A
veces, el amor, a pesar de que está ahí, se queda quieto, esperando una
oportunidad que nunca llega. Es una especie de cazador solitario que se agazapa
detrás de un árbol o de unos matojos, aguardando una presa que no aparece.
Puede que haya sido lo más importante para dos personas, pero nunca llegó. El
tren siempre partía dejando a los dos pasajeros sin premio. Tal vez porque la
vida tiene muchos reinicios, pero el amor no. Está ahí siempre. Sin moverse.
Propicia que todo el bosque se llene de flores, pero nunca da el sol. Trata de
elevar las sonrisas a la categoría de besos, pero se quedan en meros reflejos
de un agua que sigue su curso.
Eso es lo que ocurre
con dos niños a los que se les escapa su ternura con paciencia, con un puñado
de juegos en común, con un buen manojo de inquietudes en sus sueños. Deben
separarse, pero, de alguna manera, nunca se olvidan. Están ahí porque se
sonrieron con los corazones. Es como si su alma supiera que el otro es su par,
pero su razón les lleva por caminos muy diferentes. Años después, la tecnología
hace posible un reencuentro virtual, pero eso no tiene futuro. El intento se
estrecha y se ahoga. Las obligaciones llaman. La vida aprieta.
Por fin, cuando ambos
tienen sus rumbos bien trazados, un viaje desencadena un último encuentro. Más
que una visita, es una despedida. Nunca se besaron. Nunca hubo nada más que
presentimiento común, nunca estuvo el amor que sentían. Lágrimas de silencio
correrán por sus venas, intentando hacerse una idea del tiempo que han perdido.
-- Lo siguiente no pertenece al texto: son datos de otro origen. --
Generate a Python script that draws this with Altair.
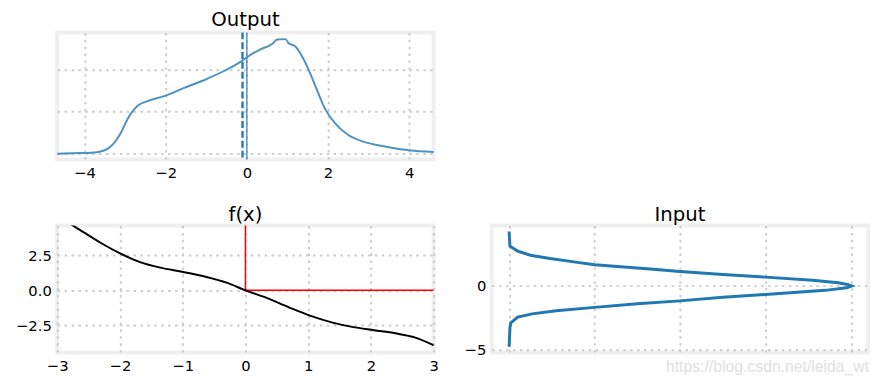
import altair as alt
import pandas as pd

FONT = "DejaVu Sans"
W, H = 382, 129
LS = 15  # tick label size

# ---- Output panel (density of f(input)) ----
out_x = [-4.67, -4.3, -3.82, -3.5, -3.3, -3.13, -2.93, -2.69, -2.45, -2.04, -1.56, -0.99,
         -0.5, -0.14, 0.02, 0.30, 0.63, 0.75, 0.95, 1.03, 1.19, 1.44, 1.68, 1.92, 2.17,
         2.49, 2.89, 3.46, 4.0, 4.6]
out_y = [0.0, 0.001, 0.002, 0.008, 0.022, 0.045, 0.084, 0.114, 0.125, 0.137, 0.156, 0.178,
         0.2, 0.22, 0.231, 0.247, 0.262, 0.272, 0.273, 0.263, 0.256, 0.217, 0.163, 0.108,
         0.073, 0.045, 0.028, 0.016, 0.008, 0.004]
out_mean = [-0.107]
out_zero = [0.0]

# ---- f(x) panel ----
fx_x = [-3.0, -2.71, -2.31, -2.0, -1.68, -1.36, -0.99, -0.62, -0.30, 0.0, 0.33, 0.70, 1.04,
        1.39, 1.70, 2.05, 2.39, 2.71, 3.0]
fx_y = [5.35, 4.55, 3.42, 2.66, 2.03, 1.63, 1.32, 0.96, 0.55, 0.0, -0.53, -1.24, -1.84,
        -2.32, -2.63, -2.87, -3.09, -3.40, -3.95]
red_x = [0.0, 0.0, 3.0]
red_y = [5.0, 0.0, 0.0]

# ---- Input panel (density of input, drawn sideways) ----
in_val = [4.28, 3.13, 2.74, 2.41, 2.15, 1.85, 1.67, 1.33, 1.13, 0.90, 0.69, 0.45, 0.25, 0.10,
          0.0, -0.15, -0.35, -0.67, -0.90, -1.18, -1.40, -1.69, -1.95, -2.20, -2.46, -2.90,
          -3.28, -4.80]
in_dens = [0.0, 0.001, 0.01, 0.025, 0.048, 0.08, 0.1, 0.165, 0.2, 0.25, 0.3, 0.355, 0.385,
           0.397, 0.401, 0.395, 0.37, 0.3, 0.25, 0.2, 0.15, 0.1, 0.055, 0.027, 0.01, 0.002,
           0.001, 0.0]

watermark = "https://blog.csdn.net/leida_wt"


def ttl(t):
    return alt.TitleParams(t, font=FONT, fontSize=20, fontWeight="normal", color="black",
                           anchor="middle", offset=1)


def ax(values, fmt=None, labels=True):
    kw = dict(values=values, title=None, labels=labels, domain=False, ticks=False,
              labelFont=FONT, labelFontSize=LS, labelColor="black", labelPadding=6,
              labelFlush=False, labelOverlap=False,
              gridColor="#cbcbcb", gridDash=[2.5, 4.5], gridWidth=2)
    if fmt:
        kw["format"] = fmt
    return alt.Axis(**kw)


# Output
out_df = pd.DataFrame({"x": out_x, "y": out_y})
ox = alt.Scale(domain=[-4.67, 4.60], nice=False, zero=False)
oy = alt.Scale(domain=[-0.014, 0.289], nice=False, zero=False)
output_line = alt.Chart(out_df).mark_line(color="#4c92c3", strokeWidth=2,
                                          interpolate="monotone").encode(
    x=alt.X("x:Q", scale=ox, axis=ax([-4, -2, 0, 2, 4], "d")),
    y=alt.Y("y:Q", scale=oy, axis=ax([0, 0.1, 0.2], labels=False)),
)
mean_rule = alt.Chart(pd.DataFrame({"x": out_mean})).mark_rule(
    color="#2b7bba", strokeWidth=2.5, strokeDash=[7, 3]).encode(x=alt.X("x:Q", scale=ox))
zero_rule = alt.Chart(pd.DataFrame({"x": out_zero})).mark_rule(
    color="#3a85bf", strokeWidth=1.3).encode(x=alt.X("x:Q", scale=ox))
output = alt.layer(output_line, mean_rule, zero_rule).properties(
    width=W, height=H, title=ttl("Output"))

# blank cell
blank = alt.Chart(pd.DataFrame({"x": [0]})).mark_text(text="").encode(
    x=alt.value(0)).properties(width=W, height=H, view=alt.ViewBackground(stroke="transparent"))

# f(x)
fx_df = pd.DataFrame({"x": fx_x, "y": fx_y})
red_df = pd.DataFrame({"x": red_x, "y": red_y, "o": list(range(len(red_x)))})
fxs = alt.Scale(domain=[-3, 3], nice=False, zero=False)
fys = alt.Scale(domain=[-4.48, 4.66], nice=False, zero=False)
fx_line = alt.Chart(fx_df).mark_line(color="black", strokeWidth=2, clip=True,
                                     interpolate="monotone").encode(
    x=alt.X("x:Q", scale=fxs, axis=ax([-3, -2, -1, 0, 1, 2, 3], "d")),
    y=alt.Y("y:Q", scale=fys, axis=ax([-2.5, 0, 2.5], ".1f")),
)
red_line = alt.Chart(red_df).mark_line(color="#ff0000", strokeWidth=1.5, clip=True).encode(
    x=alt.X("x:Q", scale=fxs), y=alt.Y("y:Q", scale=fys), order="o:Q")
fx = alt.layer(red_line, fx_line).properties(width=W, height=H, title=ttl("f(x)"))

# Input
in_df = pd.DataFrame({"d": in_dens, "v": in_val, "o": list(range(len(in_val)))})
ixs = alt.Scale(domain=[-0.0203, 0.4201], nice=False, zero=False)
iys = alt.Scale(domain=[-5.25, 4.75], nice=False, zero=False)
in_line = alt.Chart(in_df).mark_line(color="#1f77b4", strokeWidth=3).encode(
    x=alt.X("d:Q", scale=ixs, axis=ax([0, 0.1, 0.2, 0.3, 0.4], labels=False)),
    y=alt.Y("v:Q", scale=iys, axis=ax([-5, 0], "d")),
    order="o:Q",
)
wm = alt.Chart(pd.DataFrame({"t": [watermark]})).mark_text(
    font="Liberation Sans", fontSize=16, color="#e0e0e0", align="right", baseline="alphabetic"
).encode(text="t:N", x=alt.value(W + 1), y=alt.value(H + 20))
inp = alt.layer(in_line, wm).properties(width=W, height=H, title=ttl("Input"))

chart = alt.concat(output, blank, fx, inp, columns=2, spacing={"row": 21, "column": 21}).properties(
    padding={"left": 5, "top": -3, "right": 5, "bottom": 0}
).configure_view(stroke="#efefef", strokeWidth=4)

chart.save("out.html", embed_options={"renderer": "svg", "actions": False})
Sin embargo, la vida pasó y ya no se puede volver atrás. Es lo escrito de forma
indeleble. Aunque su amor también sea imposible de borrar, imposible de vivir,
imposible de hacer.
De todo ello, ambos
extraerán un mensaje de que, en realidad, son lo que fueron. Las vidas que se
presentan a lo largo de una existencia conforman todo lo que es una persona y
hay varias para ser vividas. Incluso hay alguna que mereció serlo, pero que no
tuvo su oportunidad. En todo caso, el ser humano en el que los dos se han
convertido llevará encima la mochila de unos sentimientos que compartieron
aunque no exteriorizaron. Y así, el amor se irá en un taxi, para no volver,
porque, de algún modo, ya cumplió su misión. Los dos fueron conscientes de la
enorme fortuna de amar y de haber sido amados y eso es algo que no todo el
mundo es capaz de sentir. Por mucho que en el camino se queden varios besos
deseados, varias caricias anheladas, varias miradas cómplices, varios momentos
de silencio elocuente…
Estamos ante una historia de amor que nunca fue, pero que sí estuvo. Y aunque, quizá, no todos hayamos podido vivir algo así, la película toca sensaciones que sí se nos aparecen como perfectamente reconocibles. Y somos él. Y somos ella. Y somos dos, aunque sólo seamos uno. Y somos dos, aunque sólo deseáramos ser uno. Habrá un tercer actor en la historia al que le tocará el papel más ingrato, pero que demuestra que en el amor también hay dosis muy generosas de bondad. Del cine se sale con muchos sentimientos encontrados, queriendo decir grandes cosas de forma discreta, como esa vez en la que sentimos que nos seguía la sombra de su sonrisa, o que se nos aparecían todos los caminos y todos los cariños, a pesar de que no íbamos a transitar por ninguno. La luz de la ciudad ahoga esas lágrimas que, a buen seguro, derramamos alguna vez en silencio y que valen más que cualquiera de estas palabras escritas.